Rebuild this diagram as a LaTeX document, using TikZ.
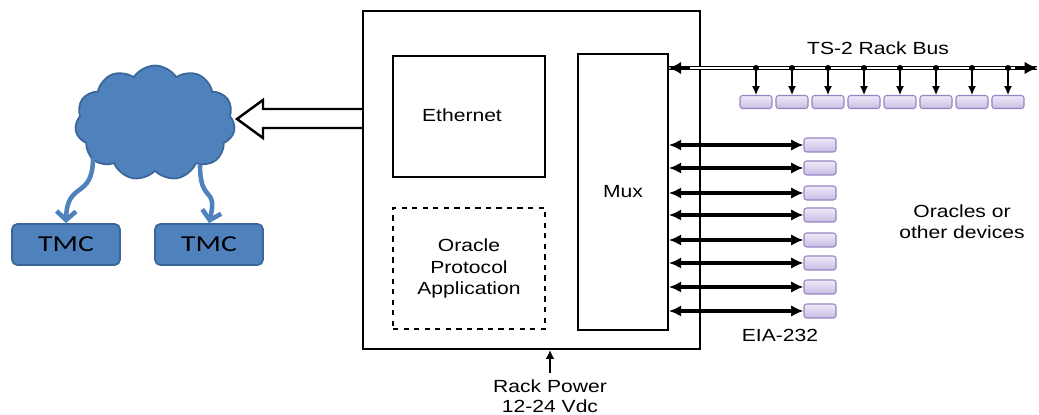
\documentclass[tikz,border=0pt]{standalone}
\usepackage{fontspec}
\setmainfont{Liberation Sans}[FakeStretch=1.2]
\newfontfamily\tmcfont{Carlito}[FakeStretch=1.3]
\usetikzlibrary{shapes.symbols,arrows.meta}

\definecolor{cloudblue}{HTML}{4F81BD}
\definecolor{cloudedge}{HTML}{3A6699}
\definecolor{porttop}{HTML}{EEE9F8}
\definecolor{portbottom}{HTML}{C9BDE3}
\definecolor{portedge}{HTML}{9585C4}

\tikzset{
  block/.style={draw, line width=1pt, minimum width=3.04cm, minimum height=2.42cm, align=center},
  tmcbox/.style={draw=cloudedge, fill=cloudblue, line width=1pt, rounded corners=3pt, minimum width=2.16cm, minimum height=0.82cm, font=\tmcfont\fontsize{13}{15}\selectfont},
  port/.style={draw=portedge, line width=0.6pt, rounded corners=1.5pt, top color=porttop, bottom color=portbottom, minimum width=0.64cm, minimum height=0.26cm, inner sep=0pt},
  serial/.style={{Latex[length=7pt,width=6.5pt]}-{Latex[length=7pt,width=6.5pt]}, line width=2pt},
  tap/.style={-{Latex[length=5pt,width=4.5pt]}, line width=0.7pt},
  lan/.style={draw=cloudblue, line width=2.6pt, -{Straight Barb[length=5pt,width=11pt]}}
}

\begin{document}
\begin{tikzpicture}[x=0.02cm,y=-0.02cm,font=\fontsize{10}{12.2}\selectfont]
    \useasboundingbox (0,0) rectangle (1039,415);

    % Controller box with its three parts
    \node[draw, line width=1.2pt, minimum width=6.74cm, minimum height=6.76cm] (outer) at (531.5,180) {};
    \node[block] (ethernet) at (469,116.5) {};
    \node at (462,115) {Ethernet};
    \node[block, dashed] (oracle) at (469,268.5) {Oracle\\ Protocol\\ Application};
    \node[draw, line width=1pt, minimum width=1.8cm, minimum height=5.52cm] (mux) at (623,192) {Mux};

    % Network cloud and TMCs
    \node[cloud, cloud puffs=11, cloud puff arc=115, aspect=1.45, draw=cloudedge, fill=cloudblue, line width=1pt, minimum width=3.2cm, minimum height=2.3cm] (cloud) at (155,123) {};
    \node[tmcbox] (tmc1) at (66,244.5) {TMC};
    \node[tmcbox] (tmc2) at (209,244.5) {TMC};
    \draw[lan] (93,158) .. controls (93,200) and (67,180) .. (tmc1.north);
    \draw[lan] (200,165) .. controls (200,205) and (218,185) .. (tmc2.north);

    % Hollow arrow from the controller to the cloud
    \draw[line width=1.4pt, fill=white] (outer.west |- 0,109) -- (263,109) -- (263,100) -- (237,119) -- (263,138) -- (263,128) -- (outer.west |- 0,128);

    % TS-2 rack bus with its taps
    \coordinate (busL) at (mux.east |- 0,68);
    \coordinate (busR) at (1037,68);
    \draw[double, double distance=1.4pt, line width=0.6pt] (busL) -- (busR);
    \draw[-{Latex[length=7pt,width=7pt]}, line width=0.6pt] (690,68) -- (busL);
    \draw[-{Latex[length=7pt,width=7pt]}, line width=0.6pt] (1015,68) -- (busR);
    \node (busname) at (878,48) {TS-2 Rack Bus};
    \foreach \i in {0,...,7} {
        \pgfmathsetmacro\bx{756+36*\i}
        \coordinate (tap\i) at (\bx,68);
        \node[port] (bus\i) at (\bx,102) {};
        \fill (tap\i) circle (1.7pt);
        \draw[tap] (tap\i) -- (bus\i.north);
    }

    % EIA-232 serial ports
    \foreach \y [count=\i] in {145,168,193,215,240,263,287,311} {
        \node[port, minimum height=0.28cm] (eia\i) at (820,\y) {};
        \draw[serial] (mux.east |- eia\i.west) -- (eia\i.west);
    }
    \node (eianame) at (780,335) {EIA-232};
    \node[align=center] (devices) at (962,222) {Oracles or\\ other devices};

    % Rack power
    \node[align=center, font=\fontsize{10}{11.5}\selectfont] (power) at (550,396) {Rack Power\\ 12-24 Vdc};
    \draw[-{Latex[length=5pt,width=5pt]}, line width=1.4pt] (power.north) -- (power.north |- outer.south);
\end{tikzpicture}
\end{document}
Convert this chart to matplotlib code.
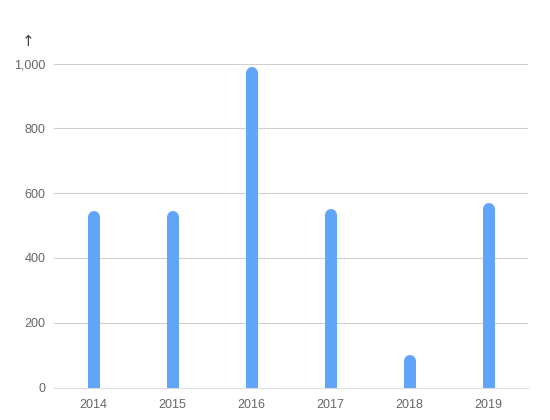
import matplotlib
matplotlib.use("Agg")
import matplotlib.pyplot as plt
import numpy as np

years = ["2014", "2015", "2016", "2017", "2018", "2019"]
values = [545, 545, 990, 550, 100, 570]
yticks = [0, 200, 400, 600, 800, 1000]
ytick_labels = ["0", "200", "400", "600", "800", "1,000"]

plt.rcParams['font.family'] = ['Liberation Sans', 'DejaVu Sans']

W, H, DPI = 550, 420, 100
fig = plt.figure(figsize=(W / DPI, H / DPI), dpi=DPI)
left, right, bottom, top = 54 / W, 528 / W, (H - 387.5) / H, (H - 63.5) / H
ax = fig.add_axes([left, bottom, right - left, top - bottom])

ymax = 1000
ax.set_ylim(0, ymax)
ax.set_xlim(0, len(years))

bar_px = 12
axes_h_px = (top - bottom) * H
r_data = (bar_px / 2) * ymax / axes_h_px
lw_pt = bar_px * 72 / DPI

x = np.arange(len(years)) + 0.5
ax.vlines(x, -r_data * 2, np.array(values) - r_data, colors="#60a5fa",
          linewidth=lw_pt, capstyle="round", zorder=3)

ax.set_yticks(yticks)
ax.set_yticklabels(ytick_labels)
ax.set_xticks(x)
ax.set_xticklabels(years)
ax.grid(axis="y", color="#d0d0d0", linewidth=0.8, zorder=0)
ax.set_axisbelow(True)
for s in ["left", "right", "top"]:
    ax.spines[s].set_visible(False)
ax.spines["bottom"].set_color("#dcdcdc")
ax.spines["bottom"].set_linewidth(0.8)
ax.spines["bottom"].set_zorder(4)
ax.tick_params(axis="both", length=0, colors="#666666", labelsize=9)
ax.tick_params(axis="y", pad=6)
ax.tick_params(axis="x", pad=8)

fig.text(28 / W, (H - 42) / H, "↑", ha="center", va="center",
         fontsize=11, color="#444444", family=["DejaVu Sans"])

fig.savefig("out.png", dpi=DPI)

• • •

▶ _Instructions to follow_
Find the count of lines in the data above where the string "matplotlib" occurs. Provide that number alone.

▶ _Solved exercise_
4